▶ **Provided data**

========

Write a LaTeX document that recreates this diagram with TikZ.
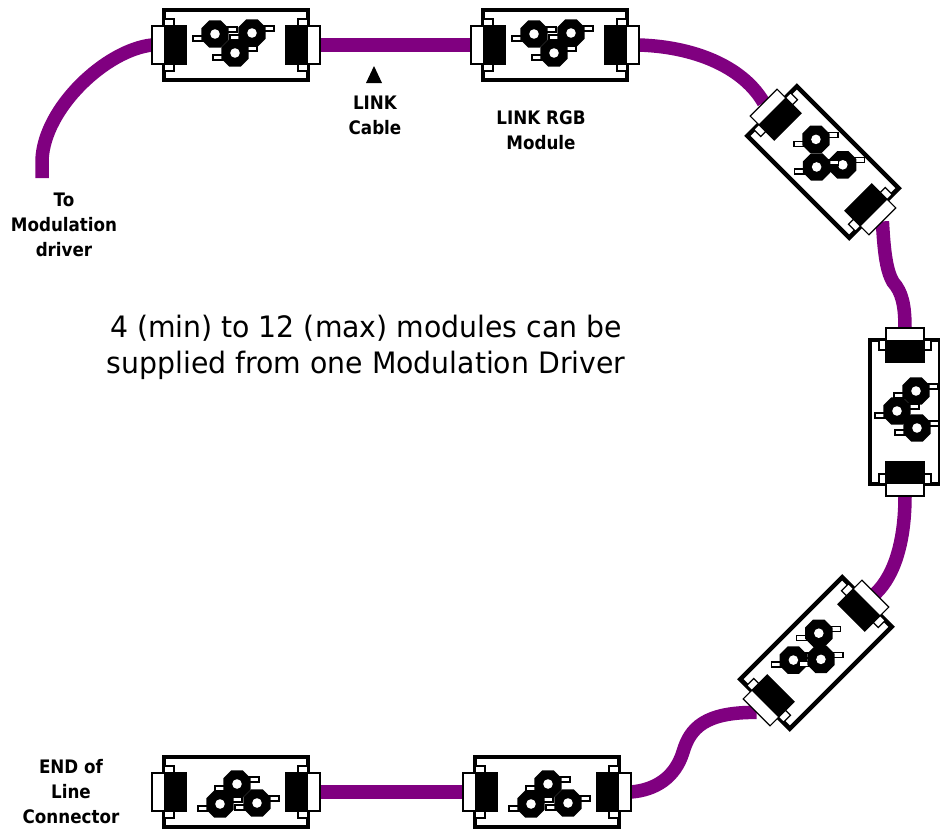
\documentclass[tikz,border=0pt]{standalone}
\usepackage{fontspec}
\setmainfont{DejaVu Sans}
\newfontfamily\lblfont{DejaVu Sans}[FakeStretch=0.9]
\newfontfamily\txtfont{DejaVu Sans}[FakeStretch=0.96]
\usetikzlibrary{backgrounds}
\definecolor{cablepurple}{RGB}{128,0,128}
\tikzset{
  cable/.style={draw=cablepurple, line width=13.5pt},
  lbl/.style={font=\lblfont\bfseries\fontsize{18.6}{25}\selectfont, align=center, inner sep=0pt},
  note/.style={font=\txtfont\fontsize{29.5}{36}\selectfont, align=center, inner sep=0pt},
  thinbox/.style={draw=black, fill=white, line width=1.2pt},
  nut/.pic={
    \filldraw[thinbox] (-22,2) rectangle (-9,7);
    \filldraw[thinbox] (9,-7) rectangle (22,-2);
    \fill[black] (22.5:14.8) -- (67.5:14.8) -- (112.5:14.8) -- (157.5:14.8) -- (202.5:14.8)
      -- (247.5:14.8) -- (292.5:14.8) -- (337.5:14.8) -- cycle;
    \fill[white] (0,0) circle (4.8);
  },
  module/.pic={
    \filldraw[draw=black, fill=white, line width=4.5pt] (-72,-35) rectangle (72,35);
    \foreach \s in {-1,1}{
      \filldraw[thinbox] (\s*84,-19) rectangle (\s*50,19);
      \fill[black] (\s*72,-19) rectangle (\s*50,19);
      \filldraw[thinbox] (\s*72,-26) rectangle (\s*62,-19);
      \filldraw[thinbox] (\s*72,19) rectangle (\s*62,26);
    }
    \pic at (-21,-11) {nut};
    \pic at (16,-12) {nut};
    \pic at (-1,8) {nut};
    \coordinate (-a) at (-84,0);
    \coordinate (-b) at (84,0);
  }
}
\begin{document}
\begin{tikzpicture}[x=1pt, y=-1pt]
\useasboundingbox (0,0) rectangle (940,830);

% modules
\pic (m1) at (236,45) {module};
\pic (m2) at (555,45) {module};
\pic[rotate=-45] (m3) at (823,162) {module};
\pic[rotate=-90] (m4) at (905,412) {module};
\pic[rotate=45] (m5) at (816,653) {module};
\pic[rotate=180] (m6) at (547,792) {module};
\pic[rotate=180] (m7) at (236,792) {module};

% cables
\coordinate (drv) at (42,178);
\begin{scope}[on background layer]
  \fill[white] (0,0) rectangle (940,830);
  \draw[cable] (drv) -- (42,160) .. controls (44,108) and (106,50) .. (m1-a);
  \draw[cable] (m1-b) -- (m2-a);
  \draw[cable] (m2-b) .. controls (700,47) and (745,70) .. (m3-a);
  \draw[cable] (m3-b) .. controls (884,250) and (886,270) .. (893,282)
               .. controls (902,292) and (905,305) .. (m4-a);
  \draw[cable] (m4-b) .. controls (905,540) and (895,575) .. (m5-b);
  \draw[cable] (m5-a) .. controls (705,712) and (690,728) .. (683,752)
               .. controls (675,778) and (655,790) .. (m6-a);
  \draw[cable] (m6-b) -- (m7-a);
\end{scope}

% pointer triangle
\fill[black] (374,66) -- (382,83) -- (366,83) -- cycle;

% labels
\node[lbl] (drvlbl) at (64,225) {To\\Modulation\\driver};
\node[lbl] (cablelbl) at (375,115) {LINK\\Cable};
\node[lbl] (modlbl) at (541,130) {LINK RGB\\Module};
\node[lbl] (endlbl) at (71,792) {END of\\Line\\Connector};
\node[note] (notelbl) at (366,347) {4 (min) to 12 (max) modules can be\\supplied from one Modulation Driver};
\end{tikzpicture}
\end{document}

========

▶ **Exercise**
Copy the material above in full and exactly, skipping pictures.

▶ **Worked solution**
Write a LaTeX document that recreates this diagram with TikZ.
\documentclass[tikz,border=0pt]{standalone}
\usepackage{fontspec}
\setmainfont{DejaVu Sans}
\newfontfamily\lblfont{DejaVu Sans}[FakeStretch=0.9]
\newfontfamily\txtfont{DejaVu Sans}[FakeStretch=0.96]
\usetikzlibrary{backgrounds}
\definecolor{cablepurple}{RGB}{128,0,128}
\tikzset{
  cable/.style={draw=cablepurple, line width=13.5pt},
  lbl/.style={font=\lblfont\bfseries\fontsize{18.6}{25}\selectfont, align=center, inner sep=0pt},
  note/.style={font=\txtfont\fontsize{29.5}{36}\selectfont, align=center, inner sep=0pt},
  thinbox/.style={draw=black, fill=white, line width=1.2pt},
  nut/.pic={
    \filldraw[thinbox] (-22,2) rectangle (-9,7);
    \filldraw[thinbox] (9,-7) rectangle (22,-2);
    \fill[black] (22.5:14.8) -- (67.5:14.8) -- (112.5:14.8) -- (157.5:14.8) -- (202.5:14.8)
      -- (247.5:14.8) -- (292.5:14.8) -- (337.5:14.8) -- cycle;
    \fill[white] (0,0) circle (4.8);
  },
  module/.pic={
    \filldraw[draw=black, fill=white, line width=4.5pt] (-72,-35) rectangle (72,35);
    \foreach \s in {-1,1}{
      \filldraw[thinbox] (\s*84,-19) rectangle (\s*50,19);
      \fill[black] (\s*72,-19) rectangle (\s*50,19);
      \filldraw[thinbox] (\s*72,-26) rectangle (\s*62,-19);
      \filldraw[thinbox] (\s*72,19) rectangle (\s*62,26);
    }
    \pic at (-21,-11) {nut};
    \pic at (16,-12) {nut};
    \pic at (-1,8) {nut};
    \coordinate (-a) at (-84,0);
    \coordinate (-b) at (84,0);
  }
}
\begin{document}
\begin{tikzpicture}[x=1pt, y=-1pt]
\useasboundingbox (0,0) rectangle (940,830);

% modules
\pic (m1) at (236,45) {module};
\pic (m2) at (555,45) {module};
\pic[rotate=-45] (m3) at (823,162) {module};
\pic[rotate=-90] (m4) at (905,412) {module};
\pic[rotate=45] (m5) at (816,653) {module};
\pic[rotate=180] (m6) at (547,792) {module};
\pic[rotate=180] (m7) at (236,792) {module};

% cables
\coordinate (drv) at (42,178);
\begin{scope}[on background layer]
  \fill[white] (0,0) rectangle (940,830);
  \draw[cable] (drv) -- (42,160) .. controls (44,108) and (106,50) .. (m1-a);
  \draw[cable] (m1-b) -- (m2-a);
  \draw[cable] (m2-b) .. controls (700,47) and (745,70) .. (m3-a);
  \draw[cable] (m3-b) .. controls (884,250) and (886,270) .. (893,282)
               .. controls (902,292) and (905,305) .. (m4-a);
  \draw[cable] (m4-b) .. controls (905,540) and (895,575) .. (m5-b);
  \draw[cable] (m5-a) .. controls (705,712) and (690,728) .. (683,752)
               .. controls (675,778) and (655,790) .. (m6-a);
  \draw[cable] (m6-b) -- (m7-a);
\end{scope}

% pointer triangle
\fill[black] (374,66) -- (382,83) -- (366,83) -- cycle;

% labels
\node[lbl] (drvlbl) at (64,225) {To\\Modulation\\driver};
\node[lbl] (cablelbl) at (375,115) {LINK\\Cable};
\node[lbl] (modlbl) at (541,130) {LINK RGB\\Module};
\node[lbl] (endlbl) at (71,792) {END of\\Line\\Connector};
\node[note] (notelbl) at (366,347) {4 (min) to 12 (max) modules can be\\supplied from one Modulation Driver};
\end{tikzpicture}
\end{document}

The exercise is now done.